* Exercise objective
Exact reproduction of the data is required, with images excluded.
▶
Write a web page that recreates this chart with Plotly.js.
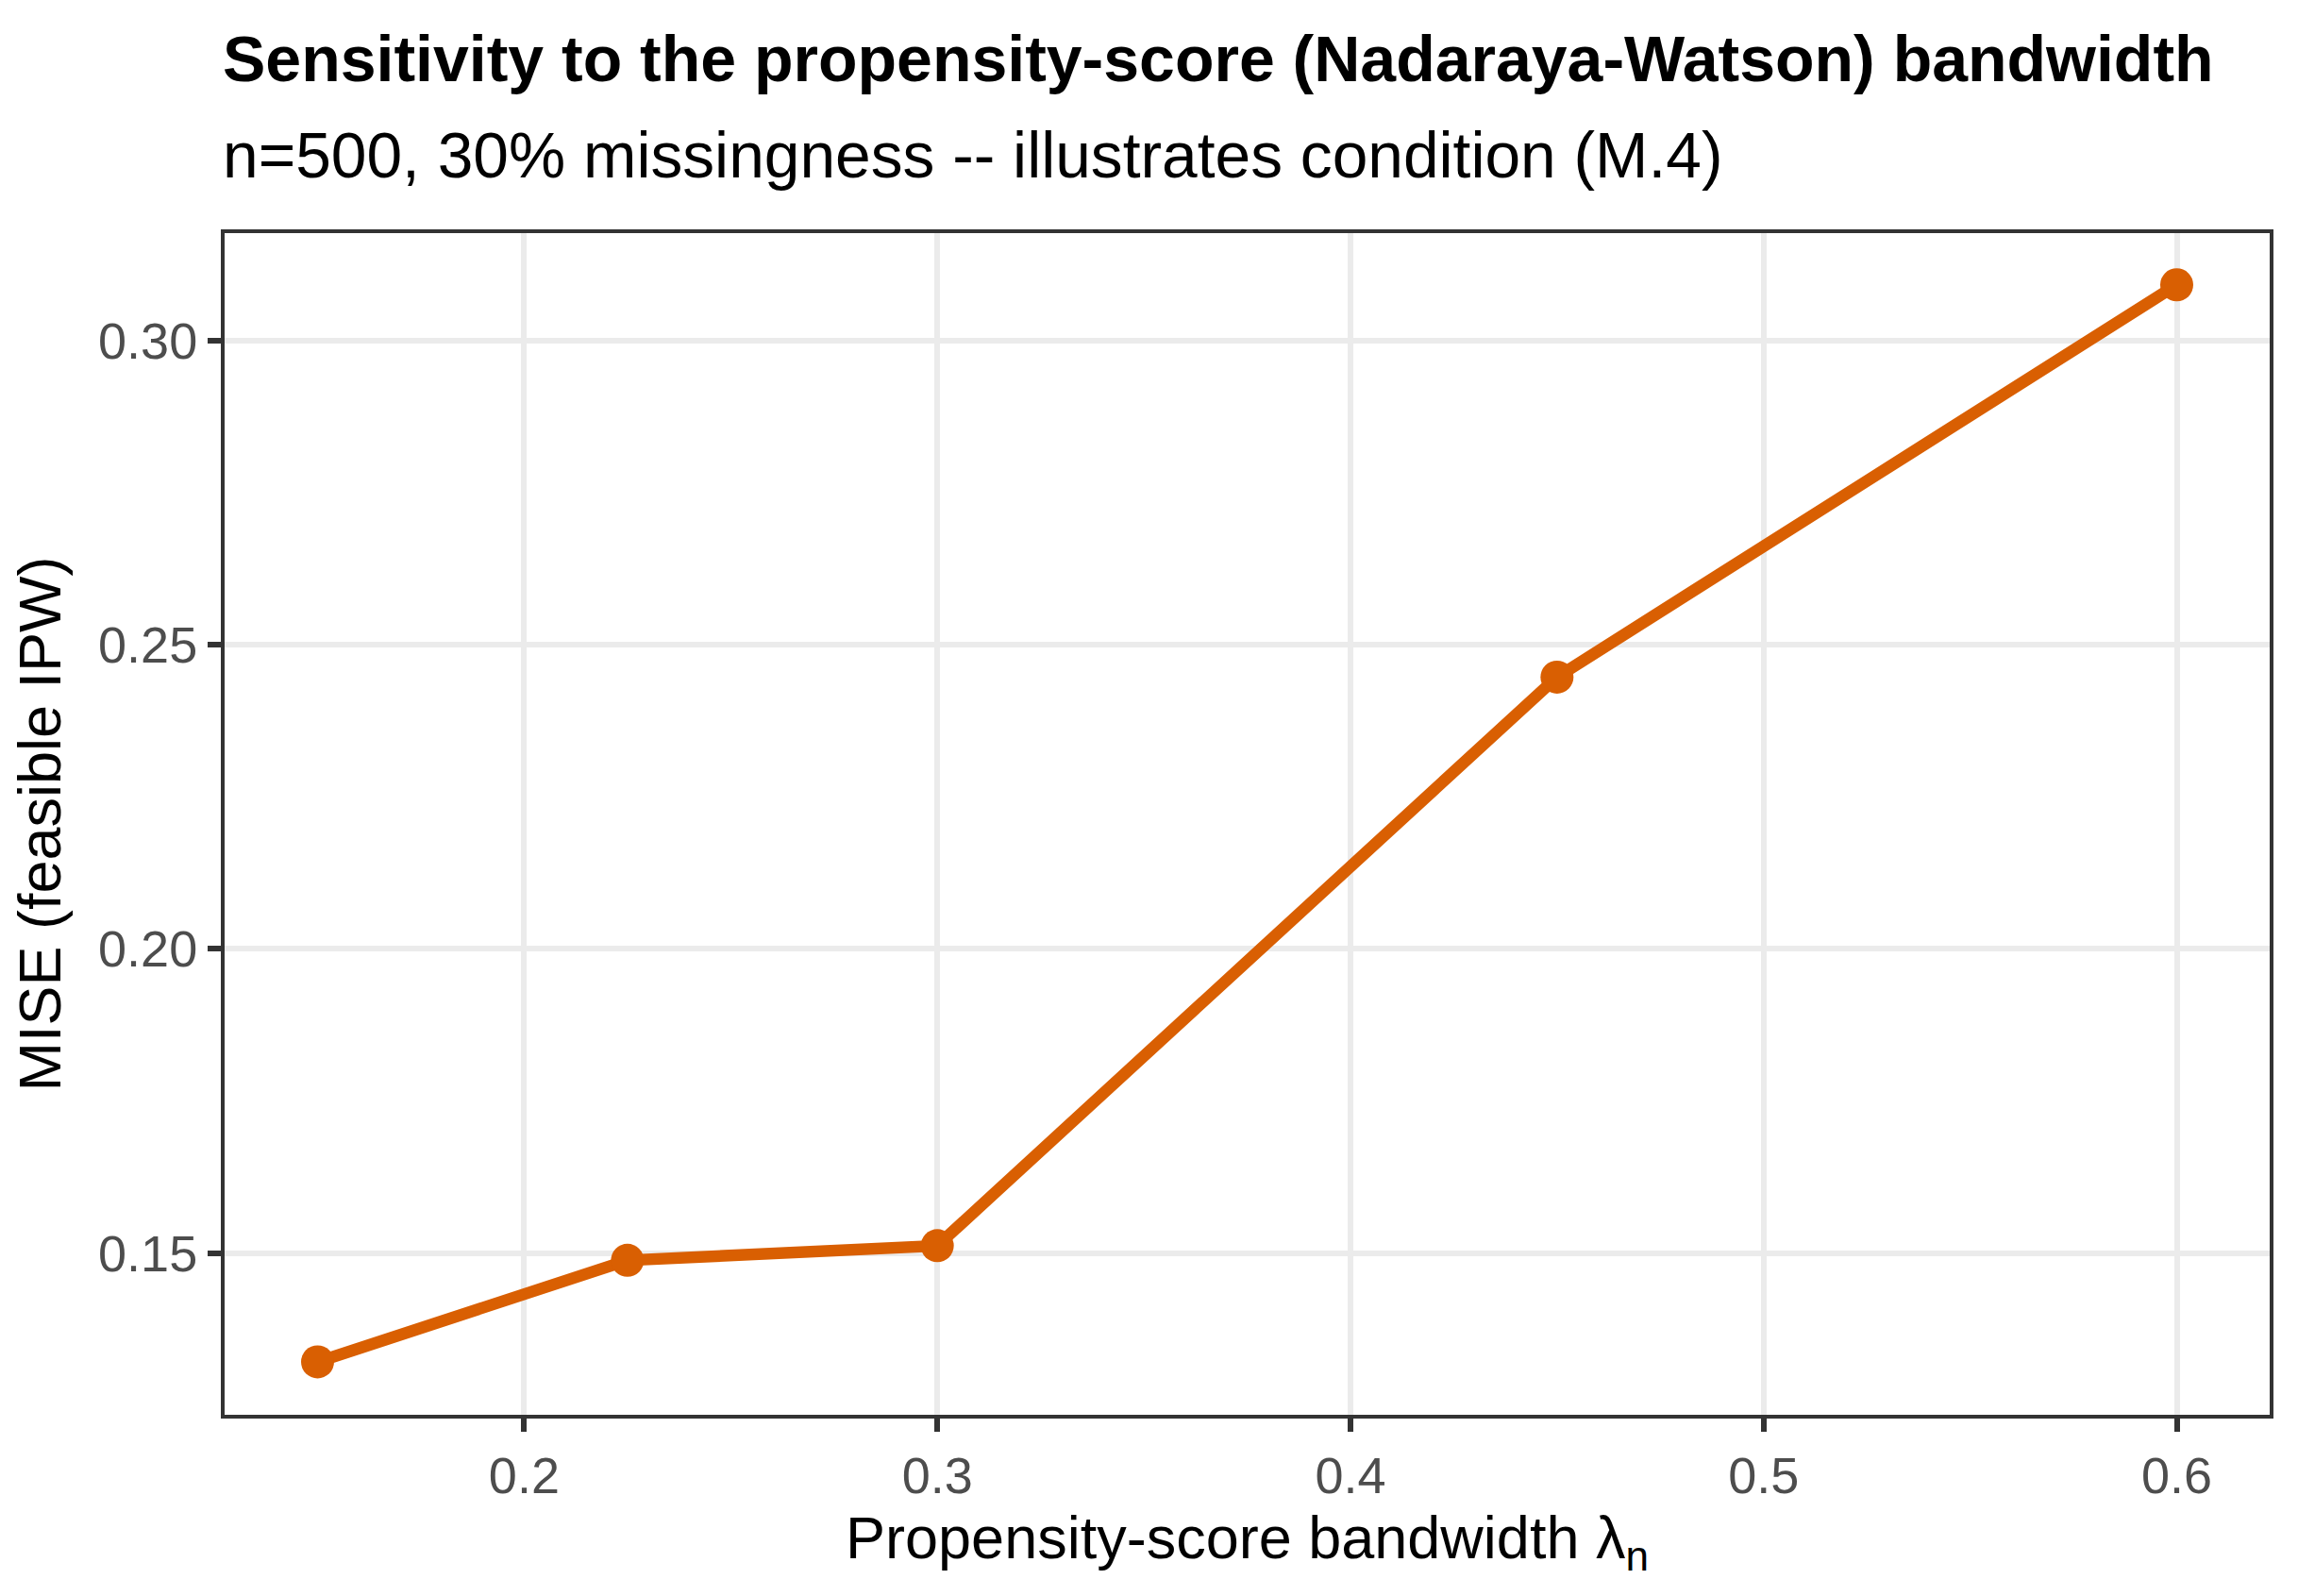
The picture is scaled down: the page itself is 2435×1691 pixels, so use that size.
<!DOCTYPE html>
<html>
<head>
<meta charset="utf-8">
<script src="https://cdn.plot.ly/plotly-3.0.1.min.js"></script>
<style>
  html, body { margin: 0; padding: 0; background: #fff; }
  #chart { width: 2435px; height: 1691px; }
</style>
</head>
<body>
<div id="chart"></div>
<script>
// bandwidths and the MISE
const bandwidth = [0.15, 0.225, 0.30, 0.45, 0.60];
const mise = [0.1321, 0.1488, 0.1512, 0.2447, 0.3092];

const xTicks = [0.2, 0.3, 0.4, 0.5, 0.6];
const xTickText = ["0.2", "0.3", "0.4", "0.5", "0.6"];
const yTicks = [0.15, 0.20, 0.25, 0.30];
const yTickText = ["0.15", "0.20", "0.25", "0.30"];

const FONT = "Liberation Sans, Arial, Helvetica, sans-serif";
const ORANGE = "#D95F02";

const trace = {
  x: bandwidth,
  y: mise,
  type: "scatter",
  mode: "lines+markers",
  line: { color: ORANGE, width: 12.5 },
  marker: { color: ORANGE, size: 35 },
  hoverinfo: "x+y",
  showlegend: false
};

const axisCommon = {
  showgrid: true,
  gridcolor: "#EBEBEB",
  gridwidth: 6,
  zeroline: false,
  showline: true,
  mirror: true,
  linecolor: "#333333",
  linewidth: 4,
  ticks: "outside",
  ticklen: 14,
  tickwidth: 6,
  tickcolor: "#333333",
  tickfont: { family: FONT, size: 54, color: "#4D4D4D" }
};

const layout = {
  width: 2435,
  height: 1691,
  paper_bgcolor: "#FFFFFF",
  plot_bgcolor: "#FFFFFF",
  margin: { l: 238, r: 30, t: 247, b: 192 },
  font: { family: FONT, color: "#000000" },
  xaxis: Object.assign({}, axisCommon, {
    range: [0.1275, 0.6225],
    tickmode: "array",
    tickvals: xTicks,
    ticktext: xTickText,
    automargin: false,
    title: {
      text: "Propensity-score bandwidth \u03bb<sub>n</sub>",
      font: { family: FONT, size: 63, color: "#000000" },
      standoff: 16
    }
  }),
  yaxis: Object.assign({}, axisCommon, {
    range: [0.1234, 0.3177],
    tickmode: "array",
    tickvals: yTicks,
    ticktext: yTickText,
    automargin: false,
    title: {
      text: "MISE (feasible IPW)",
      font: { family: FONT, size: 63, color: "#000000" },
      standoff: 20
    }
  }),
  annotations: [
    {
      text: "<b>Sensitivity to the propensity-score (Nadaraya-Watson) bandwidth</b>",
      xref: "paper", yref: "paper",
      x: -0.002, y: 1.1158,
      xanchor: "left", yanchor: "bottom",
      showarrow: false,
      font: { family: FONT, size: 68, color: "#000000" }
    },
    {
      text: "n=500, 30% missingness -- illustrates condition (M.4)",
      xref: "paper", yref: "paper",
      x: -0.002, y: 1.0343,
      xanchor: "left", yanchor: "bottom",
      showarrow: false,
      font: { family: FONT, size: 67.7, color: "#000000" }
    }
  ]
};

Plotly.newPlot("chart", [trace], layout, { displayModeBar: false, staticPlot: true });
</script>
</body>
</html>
◀
* Response to the task
Write a web page that recreates this chart with Plotly.js.
The picture is scaled down: the page itself is 2435×1691 pixels, so use that size.
<!DOCTYPE html>
<html>
<head>
<meta charset="utf-8">
<script src="https://cdn.plot.ly/plotly-3.0.1.min.js"></script>
<style>
  html, body { margin: 0; padding: 0; background: #fff; }
  #chart { width: 2435px; height: 1691px; }
</style>
</head>
<body>
<div id="chart"></div>
<script>
// bandwidths and the MISE
const bandwidth = [0.15, 0.225, 0.30, 0.45, 0.60];
const mise = [0.1321, 0.1488, 0.1512, 0.2447, 0.3092];

const xTicks = [0.2, 0.3, 0.4, 0.5, 0.6];
const xTickText = ["0.2", "0.3", "0.4", "0.5", "0.6"];
const yTicks = [0.15, 0.20, 0.25, 0.30];
const yTickText = ["0.15", "0.20", "0.25", "0.30"];

const FONT = "Liberation Sans, Arial, Helvetica, sans-serif";
const ORANGE = "#D95F02";

const trace = {
  x: bandwidth,
  y: mise,
  type: "scatter",
  mode: "lines+markers",
  line: { color: ORANGE, width: 12.5 },
  marker: { color: ORANGE, size: 35 },
  hoverinfo: "x+y",
  showlegend: false
};

const axisCommon = {
  showgrid: true,
  gridcolor: "#EBEBEB",
  gridwidth: 6,
  zeroline: false,
  showline: true,
  mirror: true,
  linecolor: "#333333",
  linewidth: 4,
  ticks: "outside",
  ticklen: 14,
  tickwidth: 6,
  tickcolor: "#333333",
  tickfont: { family: FONT, size: 54, color: "#4D4D4D" }
};

const layout = {
  width: 2435,
  height: 1691,
  paper_bgcolor: "#FFFFFF",
  plot_bgcolor: "#FFFFFF",
  margin: { l: 238, r: 30, t: 247, b: 192 },
  font: { family: FONT, color: "#000000" },
  xaxis: Object.assign({}, axisCommon, {
    range: [0.1275, 0.6225],
    tickmode: "array",
    tickvals: xTicks,
    ticktext: xTickText,
    automargin: false,
    title: {
      text: "Propensity-score bandwidth \u03bb<sub>n</sub>",
      font: { family: FONT, size: 63, color: "#000000" },
      standoff: 16
    }
  }),
  yaxis: Object.assign({}, axisCommon, {
    range: [0.1234, 0.3177],
    tickmode: "array",
    tickvals: yTicks,
    ticktext: yTickText,
    automargin: false,
    title: {
      text: "MISE (feasible IPW)",
      font: { family: FONT, size: 63, color: "#000000" },
      standoff: 20
    }
  }),
  annotations: [
    {
      text: "<b>Sensitivity to the propensity-score (Nadaraya-Watson) bandwidth</b>",
      xref: "paper", yref: "paper",
      x: -0.002, y: 1.1158,
      xanchor: "left", yanchor: "bottom",
      showarrow: false,
      font: { family: FONT, size: 68, color: "#000000" }
    },
    {
      text: "n=500, 30% missingness -- illustrates condition (M.4)",
      xref: "paper", yref: "paper",
      x: -0.002, y: 1.0343,
      xanchor: "left", yanchor: "bottom",
      showarrow: false,
      font: { family: FONT, size: 67.7, color: "#000000" }
    }
  ]
};

Plotly.newPlot("chart", [trace], layout, { displayModeBar: false, staticPlot: true });
</script>
</body>
</html>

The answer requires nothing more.